The excipients in the formulation are well-established, with demonstrated biosafety, and are widely used in pharmaceutical products. Additionally, caffeic acid exhibits hepatoprotective effects [78]. However, the antioxidant nanomaterial described herein requires thorough biocompatibility evaluation. Therefore, we conducted an MTT assay using HepG2 cells, selected for their relevance to the potential oral administration route, to assess the nanomaterial’s biocompatibility. Exposure of HepG2 cells to either MSN-NH₂ or MSN-CAF for up to 48 h did not compromise cellular metabolic activity (Figure 5).

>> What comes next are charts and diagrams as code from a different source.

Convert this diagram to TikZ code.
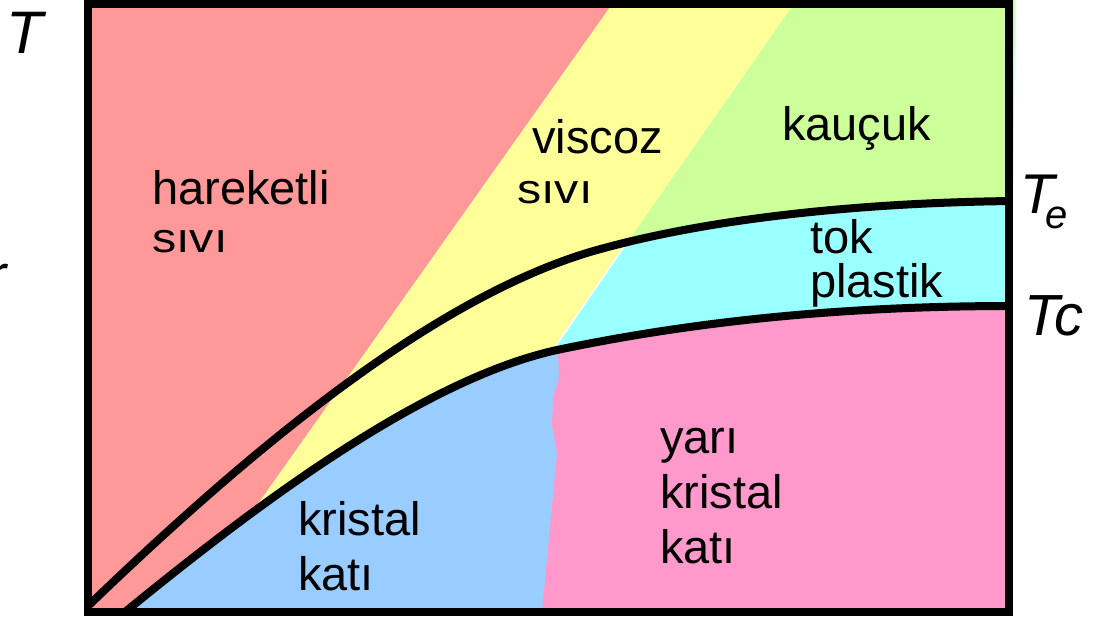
\documentclass[tikz,border=0pt]{standalone}
\usepackage{fontspec}
\setmainfont{Liberation Sans}
\definecolor{cred}{HTML}{FF9999}
\definecolor{cyel}{HTML}{FFFF99}
\definecolor{cgrn}{HTML}{CCFF99}
\definecolor{ccyn}{HTML}{99FFFF}
\definecolor{cblu}{HTML}{99CCFF}
\definecolor{cpnk}{HTML}{FF99CC}
\tikzset{
  lbl/.style={anchor=base west, inner sep=0pt, font=\fontsize{47}{50}\selectfont},
  tlbl/.style={anchor=base west, inner sep=0pt, font=\fontsize{60}{62}\selectfont\itshape},
  curve/.style={line width=8pt, line join=round},
}
\newcommand{\sivi}{\scalebox{1.03}[0.88]{sıvı}}
\newcommand{\upperpath}{(88,606) .. controls (250,450) and (430,300) .. (590,252) .. controls (700,220) and (850,203) .. (1012,201)}
\newcommand{\lowerpath}{(125,612) .. controls (250,510) and (420,380) .. (557,350) .. controls (700,320) and (850,306) .. (1012,306)}
\begin{document}
\begin{tikzpicture}[x=1pt,y=-1pt]
\useasboundingbox (0,0) rectangle (1099,618);
% base red
\fill[cred] (88,4) rectangle (1009,612);
% above lower curve
\begin{scope}
  \clip \lowerpath -- (1015,0) -- (0,0) -- (0,618) -- cycle;
  \fill[cyel] (615,0) -- (1015,0) -- (1015,618) -- (177,618) -- cycle;
  \fill[ccyn] (797,0) -- (1015,0) -- (1015,618) -- (365,618) -- cycle;
  \clip \upperpath -- (1015,0) -- (0,0) -- (0,606) -- cycle;
  \fill[cgrn] (797,0) -- (1015,0) -- (1015,618) -- (365,618) -- cycle;
\end{scope}
% below lower curve
\begin{scope}
  \clip \lowerpath -- (1015,618) -- (120,618) -- cycle;
  \fill[cblu] (88,300) rectangle (1009,612);
  \fill[cpnk] (557,330) -- (559,377) -- (553,398) -- (552,425) -- (557,453) -- (542,612) -- (1009,612) -- (1009,300) -- cycle;
\end{scope}
% thin white seam
\coordinate (w1) at (630,238);
\coordinate (w2) at (555,347);
\draw[white, line width=1.5pt] (w1) -- (w2);
% curves
\draw[curve] \upperpath;
\draw[curve] \lowerpath;
% frame
\draw[line width=8pt] (88,4) rectangle (1009,612);
% labels
\node[tlbl] (tT) at (6,53) {T};
\node[tlbl] (tr) at (-14,296) {r};
\node[tlbl, font=\fontsize{56}{60}\selectfont\itshape] (tTe) at (1020,213) {T};
\node[tlbl, font=\fontsize{40}{44}\selectfont\itshape] (te) at (1045,228) {e};
\node[tlbl, font=\fontsize{58}{60}\selectfont\itshape] (tTc) at (1024,335) {Tc};
\node[lbl] (l1a) at (152,204) {hareketli};
\node[lbl] (l1b) at (152,252) {\sivi};
\node[lbl] (l2a) at (532,153) {viscoz};
\node[lbl] (l2b) at (517,203) {\sivi};
\node[lbl] (l3) at (782,140) {kauçuk};
\node[lbl] (l4a) at (810,253) {tok};
\node[lbl] (l4b) at (810,297) {plastik};
\node[lbl] (l5a) at (298,535) {kristal};
\node[lbl] (l5b) at (298,590) {katı};
\node[lbl] (l6a) at (660,453) {yarı};
\node[lbl] (l6b) at (660,508) {kristal};
\node[lbl] (l6c) at (660,563) {katı};
\end{tikzpicture}
\end{document}
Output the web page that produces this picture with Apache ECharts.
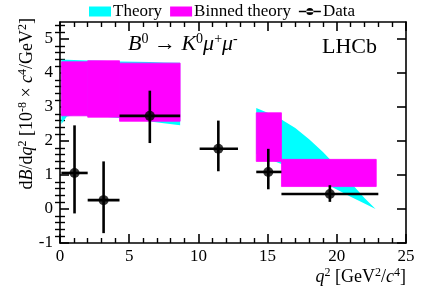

Mean viabilities at 24 h ranged from 95% to 105% for MSN-NH₂ and 93% to 104% for MSN-CAF across the concentration range tested. A similar pattern was observed at 48 h, with average values between 97% and 102% for MSN-NH₂ and 95% to 104% for MSN-CAF. No dose-dependent decline was detected, and statistical analysis revealed no significant differences between treatments groups at any time point (p > 0.05). The results demonstrate that HepG2 hepatocytes maintain normal metabolic activity in the presence of both nanoparticle systems at the evaluated doses, suggesting their safety and biocompatibility. These findings are consistent with previous reports on silica-based nanomaterials [79,80,81].

4. Conclusions

This study demonstrates the successful incorporation of an antioxidant nanomaterial based on mesoporous silica functionalized with caffeic acid (MSN-CAF) into oral tablets via direct compression, highlighting their potential as a multifunctional platform in pharmaceutical, nutraceutical, and food applications. The reduced antioxidant capacity of MSN-CAF compared with free caffeic acid, observed in DPPH^●, ABTS^●+, ORAC, and FRAP assays, suggested limited surface availability due to pore entrapment, yet sufficient activity remained for practical applications. Higher concentrations of the antioxidant nanomaterial in tablet formulations, particularly above approximately 30%, significantly influenced powder flow properties. Specifically, formulation F1 (10% MSN-CAF) exhibited excellent flowability, making it suitable for industrial tablet manufacturing. Furthermore, tablets produced with F1 demonstrated robust critical quality attributes, including rapid disintegration, low friability, and high nanoparticle release. Additionally, an in vitro cytotoxicity assay suggested the biocompatibility of the antioxidant nanomaterial. These results confirm that MSN-CAF can simultaneously function as a pharmaceutical excipient, antioxidant agent, and delivery system. This opens opportunities for its application in active packaging, nutraceuticals, pharmaceuticals, and functional foods, where protection of oxidation-sensitive compounds and controlled release provide added value. Future research could explore other polyphenols, nonporous matrices, or stimuli-responsive systems to optimize bioactive release and expand industrial applications.